Investing vs. Trading:

Investing refers to buying shares and holding over a long period, say, a few years. In trading, the holding duration is shorter from a few days to hours or minutes.

Tips vs. Own working for Trading:

Trading tips are quite attractive get-rich-quick recipes for beginner traders. Some of the tips may turn out right but in the long term, trading tips cost a lot. Not only does a trader get stuck in wrong trades but his learning trajectory also gets destroyed. So one must learn to do paper trading and enter the stock market after proper working.

Return to be expected:

Some social media stories portray the stock market as a place for making millions over the night. In reality, this is not true. The stock market has the potential to return two to threefold over a decade if an investment is made after proper working i.e. investment at the right price level and in high-growth companies.

However, if someone invests just for dividend return, then the return amounts to 3%-10% per year depending on the companies selected.

Risk Factor in Stock Trading:

The stock market is highly volatile in nature, so it poses a greater risk to capital. A beginner should allocate a small portion of your capital to stock market trading. You must decide your risk appetite i.e. amount of money you are willing to lose against a certain return. To protect your capital, always place strict stop loss whenever you enter a trade.

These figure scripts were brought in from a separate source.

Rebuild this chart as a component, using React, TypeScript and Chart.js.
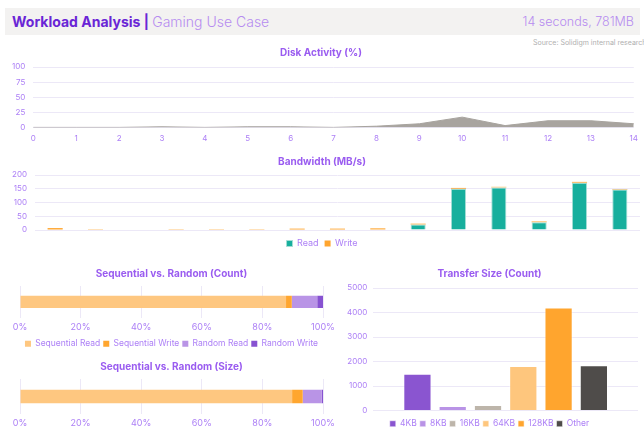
import React, { useEffect, useRef } from 'react';
import { Chart, registerables } from 'chart.js';
Chart.register(...registerables);

const FONT = 'Inter, "Noto Sans", sans-serif';
const TICK = '#ad80f6';
const TITLE = '#9a5cf0';
const GRID = '#ece8f7';

const seconds = ['0', '1', '2', '3', '4', '5', '6', '7', '8', '9', '10', '11', '12', '13', '14'];
const diskActivity = [0, 0, 0, 1, 0, 1, 1, 0, 2, 6, 17, 3, 11, 11, 6];
const bwRead = [0, 0, 0, 0, 0, 0, 0, 0, 2, 20, 150, 155, 28, 172, 147];
const bwWrite = [7, 3, 0, 3, 3, 3, 5, 5, 4, 3, 3, 2, 3, 3, 2];
const seqLabels = ['Sequential Read', 'Sequential Write', 'Random Read', 'Random Write'];
const seqCount = [87.8, 1.9, 8.4, 1.9];
const seqSize = [89.8, 3.5, 6.3, 0.4];
const seqColors = ['#fec780', '#ffa62f', '#b994e6', '#8752d1'];
const sizeLabels = ['4KB', '8KB', '16KB', '64KB', '128KB', 'Other'];
const sizeCounts = [1500, 180, 220, 1820, 4200, 1850];
const sizeColors = ['#8a55d0', '#b993e6', '#bdb5aa', '#fec67d', '#ffa52e', '#4f4c4a'];

const tickFont = { family: FONT, size: 8 };
const titleFont = { family: FONT, size: 10, weight: 'bold' as const };

function ChartBox({ left, top, width, height, make }: any) {
  const ref = useRef<HTMLCanvasElement>(null);
  useEffect(() => {
    const c = new Chart(ref.current as HTMLCanvasElement, make());
    return () => c.destroy();
  }, []);
  return (
    <div style={{ position: 'absolute', left, top, width, height }}>
      <canvas ref={ref} width={width} height={height} style={{ display: 'block' }} />
    </div>
  );
}

const baseOpts = (title: string, legend: boolean, padding: any, titlePad: number, legendFont = 9, legendPad = 6) => ({
  responsive: false,
  animation: false,
  devicePixelRatio: 1,
  layout: { padding },
  plugins: {
    tooltip: { enabled: false },
    legend: {
      display: legend, position: 'bottom',
      labels: { boxWidth: 6, boxHeight: 6, font: { family: FONT, size: legendFont }, color: TICK, padding: legendPad },
    },
    title: { display: true, text: title, color: TITLE, font: titleFont, padding: { top: 0, bottom: titlePad } },
  },
});

const diskConfig = (): any => ({
  type: 'line',
  data: {
    labels: seconds,
    datasets: [{
      data: diskActivity, fill: 'origin', backgroundColor: '#a8a49f', borderColor: '#a8a49f',
      borderWidth: 1, pointRadius: 0, tension: 0,
    }],
  },
  options: {
    ...baseOpts('Disk Activity (%)', false, { left: 4, right: 6, top: 2, bottom: 0 }, 8),
    scales: {
      x: { grid: { display: false, drawTicks: false }, border: { display: false },
        ticks: { color: TICK, font: tickFont, padding: 6, maxRotation: 0, autoSkip: false } },
      y: { min: 0, max: 100, grid: { color: GRID, drawTicks: false }, border: { display: false },
        ticks: { stepSize: 25, color: TICK, font: tickFont, padding: 8 } },
    },
  },
});

const bwConfig = (): any => ({
  type: 'bar',
  data: {
    labels: seconds,
    datasets: [
      { label: 'Read', data: bwRead, backgroundColor: '#17af9d', borderColor: '#a5ded5', borderWidth: 1, barPercentage: 0.5, categoryPercentage: 0.75 },
      { label: 'Write', data: bwWrite, backgroundColor: '#ffa52e', borderWidth: 0, barPercentage: 0.5, categoryPercentage: 0.75 },
    ],
  },
  options: {
    ...baseOpts('Bandwidth (MB/s)', true, { left: 4, right: 4, top: 2, bottom: 0 }, 7),
    scales: {
      x: { stacked: true, grid: { display: false, drawTicks: false }, border: { display: false }, ticks: { display: false },
        afterFit: (s: any) => { s.height = 3; } },
      y: { stacked: true, min: 0, max: 200, grid: { color: GRID, drawTicks: false }, border: { display: false },
        ticks: { stepSize: 50, color: TICK, font: tickFont, padding: 8 } },
    },
  },
});

const seqConfig = (title: string, values: number[], legend: boolean) => (): any => ({
  type: 'bar',
  data: {
    labels: [''],
    datasets: seqLabels.map((l, i) => ({
      label: l, data: [values[i]], backgroundColor: seqColors[i], borderWidth: 0,
      barPercentage: 0.45, categoryPercentage: 0.85,
    })),
  },
  options: {
    ...baseOpts(title, legend, { left: 20, right: 17, top: 2, bottom: 0 }, 6, 8.5, 3),
    indexAxis: 'y',
    scales: {
      x: { stacked: true, min: 0, max: 100, grid: { color: GRID, drawTicks: false }, border: { display: false },
        ticks: { stepSize: 20, color: TICK, font: { family: FONT, size: 9 }, padding: 4, callback: (v: any) => v + '%' } },
      y: { stacked: true, display: false },
    },
  },
});

const sizeConfig = (): any => ({
  type: 'bar',
  data: {
    labels: [''],
    datasets: sizeLabels.map((l, i) => ({
      label: l, data: [sizeCounts[i]], backgroundColor: sizeColors[i], borderColor: 'rgba(255,255,255,0.5)', borderWidth: 1,
      barPercentage: 0.8, categoryPercentage: 0.8,
    })),
  },
  options: {
    ...baseOpts('Transfer Size (Count)', true, { left: 11, right: 6, top: 2, bottom: 0 }, 8, 8.5, 3),
    scales: {
      x: { grid: { display: false, drawTicks: false }, border: { display: false }, ticks: { display: false },
        afterFit: (s: any) => { s.height = 6; } },
      y: { min: 0, max: 5000, grid: { color: GRID, drawTicks: false }, border: { display: false },
        ticks: { stepSize: 1000, color: TICK, font: tickFont, padding: 6, callback: (v: any) => String(v) } },
    },
  },
});

export default function App() {
  return (
    <div style={{ position: 'absolute', left: 0, top: 0, width: 644, height: 435, overflow: 'hidden', background: '#fff', fontFamily: FONT }}>
      <div style={{ position: 'absolute', left: 5, top: 8, width: 635, height: 27, background: '#f3f2f1' }} />
      <div style={{ position: 'absolute', left: 12, top: 13, fontSize: 14, lineHeight: '18px', whiteSpace: 'nowrap' }}>
        <span style={{ color: '#6a25d6', fontWeight: 700 }}>Workload Analysis | </span>
        <span style={{ color: '#b68cf0', fontWeight: 300 }}>Gaming Use Case</span>
      </div>
      <div style={{ position: 'absolute', right: 10, top: 13, fontSize: 12.5, lineHeight: '18px', color: '#b68cf0', fontWeight: 300, whiteSpace: 'nowrap' }}>
        14 seconds, 781MB
      </div>
      <div style={{ position: 'absolute', left: 533, top: 39, fontSize: 7, lineHeight: '8px', color: '#b0b0b0', whiteSpace: 'nowrap' }}>
        Source: Solidigm internal research
      </div>
      <ChartBox left={0} top={45} width={644} height={104} make={diskConfig} />
      <ChartBox left={0} top={154} width={644} height={104} make={bwConfig} />
      <ChartBox left={0} top={266} width={340} height={92} make={seqConfig('Sequential vs. Random (Count)', seqCount, true)} />
      <ChartBox left={0} top={359} width={340} height={74} make={seqConfig('Sequential vs. Random (Size)', seqSize, false)} />
      <ChartBox left={330} top={266} width={314} height={172} make={sizeConfig} />
    </div>
  );
}
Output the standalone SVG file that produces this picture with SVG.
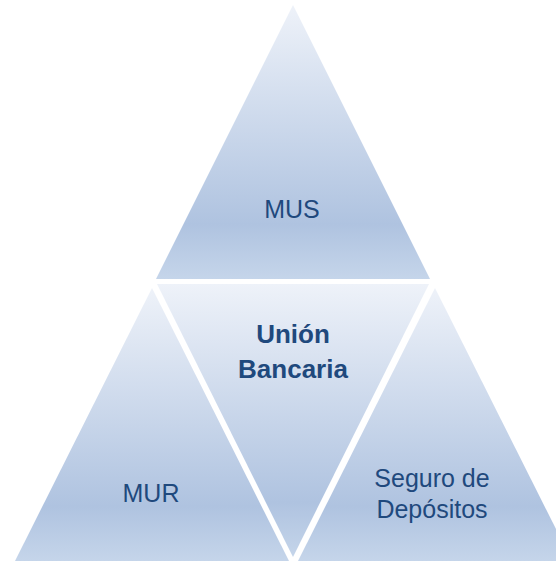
<svg xmlns="http://www.w3.org/2000/svg" width="556" height="561" viewBox="0 0 556 561">
  <style>
    .tri { fill: url(#g); }
    .lbl { font-family: "Liberation Sans", Arial, sans-serif; font-size: 25px; fill: #1f497d; text-anchor: middle; }
    .bold { font-weight: bold; font-size: 26px; }
  </style>
  <defs>
    <linearGradient id="g" x1="0" y1="0" x2="0" y2="1">
      <stop offset="0" stop-color="#eef2f9"/>
      <stop offset="0.8" stop-color="#afc3e0"/>
      <stop offset="1" stop-color="#c5d5ea"/>
    </linearGradient>
  </defs>
  <rect width="556" height="561" fill="#ffffff"/>
  <g id="mus">
    <polygon class="tri" points="293,5 430,279 156,279"/>
    <text class="lbl" x="292" y="218">MUS</text>
  </g>
  <g id="union">
    <polygon class="tri" points="157,284 429,284 293,557"/>
    <text class="lbl bold" x="293" y="343">Unión</text>
    <text class="lbl bold" x="293" y="378">Bancaria</text>
  </g>
  <g id="mur">
    <polygon class="tri" points="152,288 289,561 15,561"/>
    <text class="lbl" x="151" y="502">MUR</text>
  </g>
  <g id="seguro">
    <polygon class="tri" points="435,288 572,561 298,561"/>
    <text class="lbl" x="432" y="487">Seguro de</text>
    <text class="lbl" x="432" y="518">Depósitos</text>
  </g>
  <g id="connectors"/>
</svg>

 Further, avoid leveraging the account in the beginning as greater leverage may lead to your account liquidation if the market goes against your perceived direction. 

End Note:

Stock market is a risky venture especially if you are new to the market. Focus on learning because learning is half-earning in the stock market. Mastering market analysis skills and developing robust trading psychology can enable you to earn a handsome return from the stock market.